I was accepted and began my trip through the electoral system of Virginia. I’m sure that the state where you live has similar rules and procedures in place to conduct a fair and honest election.
That’s all that voters want, fair and honest. Of course, they want their candidate to come out on top but in the end, they’ll settle for fair and honest. Multiple voting or dead people voting are discouraged and looked down on by the vast majority of American voters.
If Americans had been able to witness the extreme lengths that we, as election officials, went to in order to assure a fair and honest election, very few would say that it was rigged. There is a minority belief that the voting machines are already pre-programmed to produce a predictable result.
Nothing could be farther from the truth. The first thing that we did was take an oath to conduct a fair and honest election. Raising your hand and swearing and signing that oath makes you realize the importance of your role in the process.
Before the machines are activated, each of them prints out a tape that indicates that each candidate has no votes. This is signed by two election officials. In the event that you’re going to say that they could be in cahoots, their signatures are overseen by other election officials. In fact, most sensitive actions are witnessed by multiple election officials.
Election officials are assigned to different precincts based on political considerations. For every self-identified Democrat there is an self-identified Republican. The goal in a national or state election is to have a balanced team of election officials for each precinct. This is a way to avoid the appearance of favoritism for one party or the other.
Even with the partisan divide, we knew that we were there to provide a fair and non-threatening environment for the voters. As this was a primary, there were no poll watchers observing our every move. In the upcoming November election, we will be required to announce each voter loud enough for the poll watchers to hear. This enables them to keep up with who voted and who did not. Their goal is to garner every available vo9te for their candidate.
After 13 hours of sitting and standing, we closed up our precinct with only 2% of the registered voters casting ballots, a disappointment to say the least. In the end the favorite won the primary but that wasn’t the point. Virginia Republican voters were afforded the opportunity to express their opinion. But we weren’t done yet.
For another hour we tabulated the votes from each machine with multiple printed tapes and a portable hard drive from each machine. Each of the election officials were required to sign the three copies from each machine. We sealed each machine with a metal band and locked them up. Then, we packed up everything in eight different envelopes.
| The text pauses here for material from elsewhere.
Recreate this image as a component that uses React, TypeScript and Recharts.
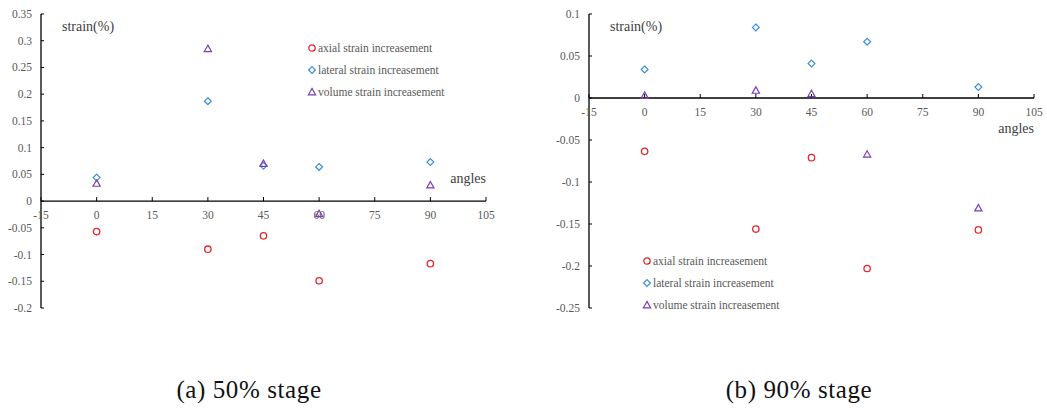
import { ScatterChart, Scatter, XAxis, YAxis, ReferenceLine, ReferenceDot } from 'recharts'

const ANGLES = [0, 30, 45, 60, 90]
const X_TICKS = [-15, 0, 15, 30, 45, 60, 75, 90, 105]

// (a) 50% stage
const AXIAL_50 = [-0.057, -0.09, -0.065, -0.149, -0.117]
const LATERAL_50 = [0.044, 0.187, 0.066, 0.064, 0.073]
const VOLUME_50 = [0.033, 0.285, 0.07, -0.024, 0.03]
const Y_TICKS_50 = [0.35, 0.3, 0.25, 0.2, 0.15, 0.1, 0.05, 0, -0.05, -0.1, -0.15, -0.2]

// (b) 90% stage
const AXIAL_90 = [-0.0635, -0.156, -0.071, -0.203, -0.157]
const LATERAL_90 = [0.034, 0.084, 0.041, 0.067, 0.013]
const VOLUME_90 = [0.003, 0.009, 0.005, -0.067, -0.131]
const Y_TICKS_90 = [0.1, 0.05, 0, -0.05, -0.1, -0.15, -0.2, -0.25]

const SERIES_NAMES = ['axial strain increasement', 'lateral strain increasement', 'volume strain increasement']

const RED = '#e0282c'
const BLUE = '#3a8dd8'
const PURPLE = '#7a3db5'
const AXIS = '#000'
const LABEL = '#595959'
const FONT = '"Liberation Serif", serif'

const fmt = (v: number) => String(Number(v.toFixed(2)))
const pts = (ys: number[]) => ANGLES.map((x, i) => ({ x, y: ys[i] }))

const Circle = ({ cx, cy }: any) => (
  <circle cx={cx} cy={cy} r={3.2} fill="none" stroke={RED} strokeWidth={1.3} />
)
const Diamond = ({ cx, cy }: any) => (
  <path d={`M${cx},${cy - 3.4}L${cx + 3.4},${cy}L${cx},${cy + 3.4}L${cx - 3.4},${cy}Z`}
    fill="none" stroke={BLUE} strokeWidth={1.2} />
)
const Triangle = ({ cx, cy }: any) => (
  <path d={`M${cx},${cy - 3.6}L${cx + 3.6},${cy + 2.8}L${cx - 3.6},${cy + 2.8}Z`}
    fill="none" stroke={PURPLE} strokeWidth={1.2} />
)
const SHAPES = [Circle, Diamond, Triangle]

const YTick = ({ x, y, payload }: any) => (
  <g>
    <text x={x} y={y} dy={4} textAnchor="end" style={{ fontFamily: FONT }} fontSize={11.5} fill={LABEL}>
      {fmt(payload.value)}
    </text>
    <line x1={x + 9} x2={x + 12} y1={y} y2={y} stroke={AXIS} />
  </g>
)

const XTick = (label: number) => ({ cx, cy }: any) => (
  <g>
    <line x1={cx} x2={cx} y1={cy} y2={cy - 4} stroke={AXIS} />
    <text x={cx} y={cy + 18} textAnchor="middle" style={{ fontFamily: FONT }} fontSize={11.5} fill={LABEL}>
      {label}
    </text>
  </g>
)

function Legend({ left, top }: { left: number; top: number }) {
  return (
    <div style={{ position: 'absolute', left, top, fontFamily: FONT, fontSize: 11.5, color: LABEL }}>
      {SERIES_NAMES.map((name, i) => {
        const Shape = SHAPES[i]
        return (
          <div key={name} style={{ display: 'flex', alignItems: 'center', height: 22 }}>
            <svg width={10} height={10} style={{ marginRight: 1 }}>
              <Shape cx={5} cy={5} />
            </svg>
            <span>{name}</span>
          </div>
        )
      })}
    </div>
  )
}

function Panel({
  left, yAxisWidth, marginRight, domain, yTicks, series, legend, angleTop,
}: {
  left: number
  yAxisWidth: number
  marginRight: number
  domain: [number, number]
  yTicks: number[]
  series: number[][]
  legend: { left: number; top: number }
  angleTop: number
}) {
  return (
    <div style={{ position: 'absolute', left, top: 0, width: 520, height: 330 }}>
      <ScatterChart width={520} height={330} margin={{ top: 14, right: marginRight, bottom: 22, left: 0 }}>
        <XAxis type="number" dataKey="x" domain={[-15, 105]} ticks={X_TICKS} hide />
        <YAxis
          type="number"
          dataKey="y"
          domain={domain}
          ticks={yTicks}
          width={yAxisWidth}
          axisLine={{ stroke: AXIS, strokeWidth: 1.3 }}
          tickLine={false}
          tickSize={0}
          tickMargin={9}
          tick={<YTick />}
          interval={0}
        />
        <ReferenceLine y={0} stroke={AXIS} strokeWidth={1.3} />
        {X_TICKS.map(t => (
          <ReferenceDot key={t} x={t} y={0} r={0} shape={XTick(t)} ifOverflow="visible" />
        ))}
        {series.map((ys, i) => (
          <Scatter key={i} name={SERIES_NAMES[i]} data={pts(ys)} shape={SHAPES[i]} isAnimationActive={false} />
        ))}
      </ScatterChart>
      <div style={{ position: 'absolute', left: yAxisWidth + 21, top: 19, fontFamily: FONT, fontSize: 14, color: '#404040' }}>
        strain(%)
      </div>
      <div style={{ position: 'absolute', right: marginRight, top: angleTop, fontFamily: FONT, fontSize: 14, color: '#404040' }}>
        angles
      </div>
      <Legend left={legend.left} top={legend.top} />
    </div>
  )
}

export default function App() {
  return (
    <div style={{ position: 'absolute', left: 0, top: 0, width: 1047, height: 408, background: '#fff' }}>
      <Panel
        left={0}
        yAxisWidth={41}
        marginRight={34}
        domain={[-0.2, 0.35]}
        yTicks={Y_TICKS_50}
        series={[AXIAL_50, LATERAL_50, VOLUME_50]}
        legend={{ left: 307, top: 37 }}
        angleTop={171}
      />
      <Panel
        left={527}
        yAxisWidth={62}
        marginRight={13}
        domain={[-0.25, 0.1]}
        yTicks={Y_TICKS_90}
        series={[AXIAL_90, LATERAL_90, VOLUME_90]}
        legend={{ left: 115, top: 250 }}
        angleTop={121}
      />
      <div style={{ position: 'absolute', left: 0, width: 498, top: 376, textAlign: 'center', fontFamily: FONT, fontSize: 25, letterSpacing: 0.6, color: '#111' }}>
        (a) 50% stage
      </div>
      <div style={{ position: 'absolute', left: 550, width: 498, top: 376, textAlign: 'center', fontFamily: FONT, fontSize: 25, letterSpacing: 0.6, color: '#111' }}>
        (b) 90% stage
      </div>
    </div>
  )
}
Each operation required a signed seal and was witnessed by other election officials. The unofficial canvas was called into the county building and we finally packed everything in the chief election official’s car for later drop-off.
One word about missing or discovered ballots. When you hear that, you that something is fishy. With all of the checks and double checks it would not be possible in the Commonwealth of Virginia.
Voting is the most important act an American can perform. Yet, only 2% of the voters in our precinct and less than 5% state-wide availed themselves of the opportunity. Let’s hope that we see a better turnout in November.